Reproduce exactly, with no pictures, each line from the opening of the material down through the line containing "0.0286, 0.00029, 0]".

_Stored records_
· · · · · · ·
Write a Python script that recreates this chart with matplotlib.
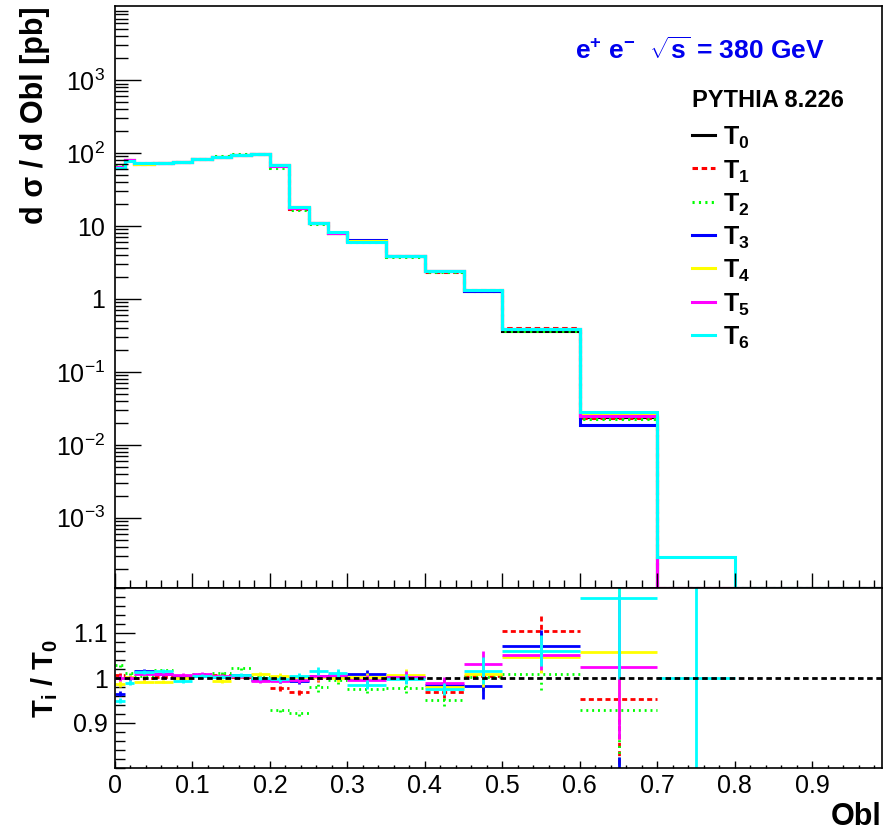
import numpy as np
import matplotlib
matplotlib.use('Agg')
import matplotlib.pyplot as plt
from matplotlib.ticker import MultipleLocator, LogLocator, NullFormatter

plt.rcParams['font.family'] = 'Liberation Sans'
plt.rcParams['mathtext.fontset'] = 'custom'
plt.rcParams['mathtext.rm'] = 'Liberation Sans'
plt.rcParams['mathtext.bf'] = 'Liberation Sans:bold'
plt.rcParams['mathtext.it'] = 'Liberation Sans:italic'
plt.rcParams['mathtext.sf'] = 'Liberation Sans'

# ---- data ----
edges = [0, 0.0125, 0.025, 0.05, 0.075, 0.1, 0.125, 0.15, 0.175, 0.2, 0.225,
         0.25, 0.275, 0.3, 0.35, 0.4, 0.45, 0.5, 0.6, 0.7, 0.8, 1.0]

# d sigma / d Obl [pb] per bin
t0 = [65, 80, 72, 73, 76, 82, 89, 94, 97, 68, 18.0, 10.9, 8.1, 6.2, 3.9, 2.45, 1.30, 0.365, 0.0243, 0, 0]
t1 = [65.4, 80, 72, 73.2, 76.2, 82.4, 89.5, 94.3, 97, 66.5, 17.4, 10.9, 8.13, 6.2, 3.9, 2.37, 1.31, 0.403, 0.0232, 0, 0]
t2 = [67, 81, 72.4, 74.3, 76, 82.7, 90, 96, 97.3, 63.2, 16.6, 10.7, 8.06, 6.05, 3.81, 2.33, 1.30, 0.368, 0.0226, 0, 0]
t3 = [62.7, 80, 73.1, 73.6, 76.2, 82.3, 89.3, 94.6, 96.6, 67.7, 17.9, 10.95, 8.13, 6.4, 3.91, 2.41, 1.28, 0.391, 0.0188, 0, 0]
t4 = [64.2, 80.2, 71.4, 72.4, 76, 82.5, 88.4, 94.5, 97.9, 68.3, 18.0, 10.93, 8.1, 6.21, 3.93, 2.40, 1.31, 0.382, 0.0257, 0, 0]
t5 = [65, 80, 72.7, 73.7, 76.5, 82.8, 89.4, 94.4, 96.4, 67.6, 17.9, 10.94, 8.12, 6.1, 3.91, 2.43, 1.34, 0.384, 0.0249, 0, 0]
t6 = [61.8, 79.2, 72.9, 74.1, 75.5, 82.4, 89.3, 94.7, 97, 67.9, 18.1, 11.07, 8.19, 6.11, 3.89, 2.39, 1.32, 0.387, 0.0286, 0.00029, 0]

# ratio T_i / T_0 for the first 20 bins (0 - 0.8)
nan = np.nan
r1 = [1.006, 1.0, 1.0, 1.003, 1.002, 1.005, 1.006, 1.003, 1.0, 0.978, 0.969, 1.0, 1.004, 1.0, 1.0, 0.969, 1.005, 1.105, 0.954, nan]
r2 = [1.030, 1.012, 1.005, 1.018, 1.0, 1.008, 1.012, 1.022, 1.003, 0.930, 0.923, 0.979, 0.995, 0.976, 0.978, 0.951, 1.002, 1.008, 0.930, nan]
r3 = [0.965, 1.0, 1.015, 1.008, 1.002, 1.004, 1.003, 1.006, 0.996, 0.995, 0.994, 1.005, 1.004, 1.008, 1.002, 0.985, 0.983, 1.071, 0.774, nan]
r4 = [0.987, 1.002, 0.992, 0.992, 1.0, 1.006, 0.993, 1.005, 1.009, 1.005, 1.002, 1.003, 1.0, 1.002, 1.007, 0.981, 1.01, 1.046, 1.058, nan]
r5 = [1.0, 1.0, 1.01, 1.01, 1.007, 1.01, 1.005, 1.004, 0.994, 0.994, 0.996, 1.004, 1.006, 0.996, 1.003, 0.99, 1.031, 1.052, 1.025, nan]
r6 = [0.950, 0.990, 1.013, 1.015, 0.993, 1.005, 1.003, 1.007, 1.0, 0.998, 1.005, 1.016, 1.011, 0.985, 0.998, 0.976, 1.016, 1.061, 1.177, 1.0]
ratio_err = [0.006, 0.005, 0.004, 0.004, 0.004, 0.004, 0.004, 0.004, 0.005, 0.006, 0.007, 0.009,
             0.009, 0.010, 0.012, 0.013, 0.030, 0.035, 0.2, 0.6]
err_bin19 = [0.2, 0.2, 0.05, 0.15, 0.16, 0.18]  # T1..T6 in the 0.6-0.7 bin

labels = ['T_{0}', 'T_{1}', 'T_{2}', 'T_{3}', 'T_{4}', 'T_{5}', 'T_{6}']
colors = ['black', '#ff0000', '#00ff00', '#0000ff', '#ffff00', '#ff00ff', '#00ffff']
styles = ['-', (0, (1.8, 1.2)), (0, (0.7, 1.4)), '-', '-', '-', '-']

# ---- figure ----
W, H = 887, 832
fig = plt.figure(figsize=(W / 100, H / 100), dpi=100)


def box(l, t, r, b):
    return [l / W, 1 - b / H, (r - l) / W, (b - t) / H]


ax = fig.add_axes(box(115, 6, 882, 588))
axr = fig.add_axes(box(115, 588, 882, 768))

ymin, ymax = 1.09e-4, 1.04e4
edges_a = np.array(edges)
for vals, col, ls in zip([t0, t1, t2, t3, t4, t5, t6], colors, styles):
    v = np.array(vals, float)
    v = np.where(v > 0, v, ymin)
    ax.stairs(v, edges_a, color=col, linestyle=ls, lw=2.2, baseline=None)

ax.set_yscale('log')
ax.set_ylim(ymin, ymax)
ax.set_xlim(0, 0.99)
ax.set_yticks([1e-3, 1e-2, 1e-1, 1, 10, 100, 1000],
              labels=[r'$10^{-3}$', r'$10^{-2}$', r'$10^{-1}$', '1', '10', r'$10^{2}$', r'$10^{3}$'])
ax.yaxis.set_minor_locator(LogLocator(base=10, subs=np.arange(2, 10), numticks=30))
ax.yaxis.set_minor_formatter(NullFormatter())
ax.xaxis.set_major_locator(MultipleLocator(0.1))
ax.xaxis.set_minor_locator(MultipleLocator(0.02))
ax.tick_params(axis='y', which='major', direction='in', length=19, width=1, labelsize=18, pad=7)
ax.tick_params(axis='y', which='minor', direction='in', length=9.5, width=1)
ax.tick_params(axis='x', which='major', direction='in', length=11, width=1, labelbottom=False)
ax.tick_params(axis='x', which='minor', direction='in', length=5.5, width=1)
for s in ax.spines.values():
    s.set_linewidth(1.2)

ax.set_ylabel('d σ / d Obl [pb]', fontsize=22, fontweight='bold', loc='top')
ax.yaxis.set_label_coords(-0.085, 1.0)

# annotation and legend
ax.text(0.600, 0.924, r'e$^{\mathbf{+}}$ e$^{\mathbf{-}}$  $\sqrt{\mathbf{s}}$ = 380 GeV',
        transform=ax.transAxes, color='#0000ee', fontsize=19, fontweight='bold', va='center')
ax.text(0.752, 0.838, 'PYTHIA 8.226', transform=ax.transAxes, fontsize=17,
        fontweight='bold', va='center')
for i, (lab, col, ls) in enumerate(zip(labels, colors, styles)):
    y = 0.778 - i * 0.0572
    ax.plot([0.752, 0.782], [y, y], transform=ax.transAxes, color=col, ls=ls, lw=2.2, clip_on=False)
    ax.text(0.793, y - 0.017, r'$\mathbf{' + lab + '}$', transform=ax.transAxes,
            fontsize=18, va='baseline')

# ---- ratio panel ----
lo = edges_a[:-2]
hi = edges_a[1:-1]
centers = (lo + hi) / 2
for k, (rv, col, ls) in enumerate(zip([r1, r2, r3, r4, r5, r6], colors[1:], styles[1:])):
    r = np.array(rv, float)
    e = np.array(ratio_err, float)
    e[18] = err_bin19[k]
    m = ~np.isnan(r)
    axr.hlines(r[m], lo[m], hi[m], colors=col, linestyles=[ls], lw=2)
    axr.vlines(centers[m], r[m] - e[m], r[m] + e[m], colors=col, linestyles=[ls], lw=2)

axr.axhline(1.0, color='black', ls=(0, (2.0, 1.3)), lw=2, zorder=5)
axr.set_xlim(0, 0.99)
axr.set_ylim(0.8, 1.2)
axr.set_yticks([0.9, 1.0, 1.1], labels=['0.9', '1', '1.1'])
axr.yaxis.set_minor_locator(MultipleLocator(0.02))
axr.set_xticks(np.arange(0, 1.0, 0.1), labels=['0', '0.1', '0.2', '0.3', '0.4', '0.5', '0.6', '0.7', '0.8', '0.9'])
axr.xaxis.set_minor_locator(MultipleLocator(0.02))
axr.tick_params(axis='y', which='major', direction='in', length=14.4, width=1, labelsize=18, pad=5)
axr.tick_params(axis='y', which='minor', direction='in', length=7.2, width=1)
axr.tick_params(axis='x', which='major', direction='in', length=5, width=1, labelsize=18, pad=4)
axr.tick_params(axis='x', which='minor', direction='in', length=2.5, width=1)
for s in axr.spines.values():
    s.set_linewidth(1.2)

axr.set_ylabel(r'$\mathbf{T_{i}}$ / $\mathbf{T_{0}}$', fontsize=21, fontweight='bold')
axr.yaxis.set_label_coords(-0.072, 0.5)
axr.set_xlabel('Obl', fontsize=22, fontweight='bold', loc='right')
axr.xaxis.set_label_coords(1.0, -0.19)

fig.savefig('out.png', dpi=100)
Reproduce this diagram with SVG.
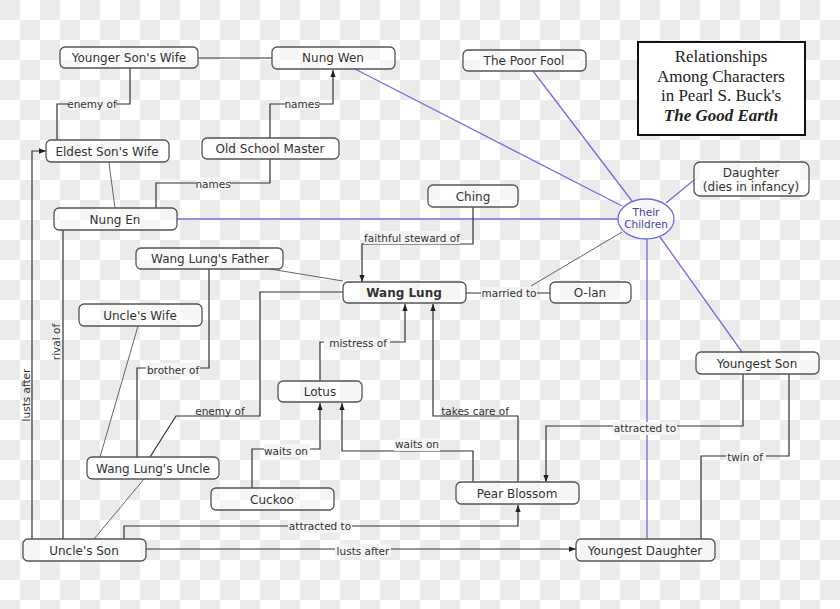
· · · · · · ·
_Worked solution_
Write a Python script that recreates this chart with matplotlib.
import numpy as np
import matplotlib
matplotlib.use('Agg')
import matplotlib.pyplot as plt
from matplotlib.ticker import MultipleLocator, LogLocator, NullFormatter

plt.rcParams['font.family'] = 'Liberation Sans'
plt.rcParams['mathtext.fontset'] = 'custom'
plt.rcParams['mathtext.rm'] = 'Liberation Sans'
plt.rcParams['mathtext.bf'] = 'Liberation Sans:bold'
plt.rcParams['mathtext.it'] = 'Liberation Sans:italic'
plt.rcParams['mathtext.sf'] = 'Liberation Sans'

# ---- data ----
edges = [0, 0.0125, 0.025, 0.05, 0.075, 0.1, 0.125, 0.15, 0.175, 0.2, 0.225,
         0.25, 0.275, 0.3, 0.35, 0.4, 0.45, 0.5, 0.6, 0.7, 0.8, 1.0]

# d sigma / d Obl [pb] per bin
t0 = [65, 80, 72, 73, 76, 82, 89, 94, 97, 68, 18.0, 10.9, 8.1, 6.2, 3.9, 2.45, 1.30, 0.365, 0.0243, 0, 0]
t1 = [65.4, 80, 72, 73.2, 76.2, 82.4, 89.5, 94.3, 97, 66.5, 17.4, 10.9, 8.13, 6.2, 3.9, 2.37, 1.31, 0.403, 0.0232, 0, 0]
t2 = [67, 81, 72.4, 74.3, 76, 82.7, 90, 96, 97.3, 63.2, 16.6, 10.7, 8.06, 6.05, 3.81, 2.33, 1.30, 0.368, 0.0226, 0, 0]
t3 = [62.7, 80, 73.1, 73.6, 76.2, 82.3, 89.3, 94.6, 96.6, 67.7, 17.9, 10.95, 8.13, 6.4, 3.91, 2.41, 1.28, 0.391, 0.0188, 0, 0]
t4 = [64.2, 80.2, 71.4, 72.4, 76, 82.5, 88.4, 94.5, 97.9, 68.3, 18.0, 10.93, 8.1, 6.21, 3.93, 2.40, 1.31, 0.382, 0.0257, 0, 0]
t5 = [65, 80, 72.7, 73.7, 76.5, 82.8, 89.4, 94.4, 96.4, 67.6, 17.9, 10.94, 8.12, 6.1, 3.91, 2.43, 1.34, 0.384, 0.0249, 0, 0]
t6 = [61.8, 79.2, 72.9, 74.1, 75.5, 82.4, 89.3, 94.7, 97, 67.9, 18.1, 11.07, 8.19, 6.11, 3.89, 2.39, 1.32, 0.387, 0.0286, 0.00029, 0]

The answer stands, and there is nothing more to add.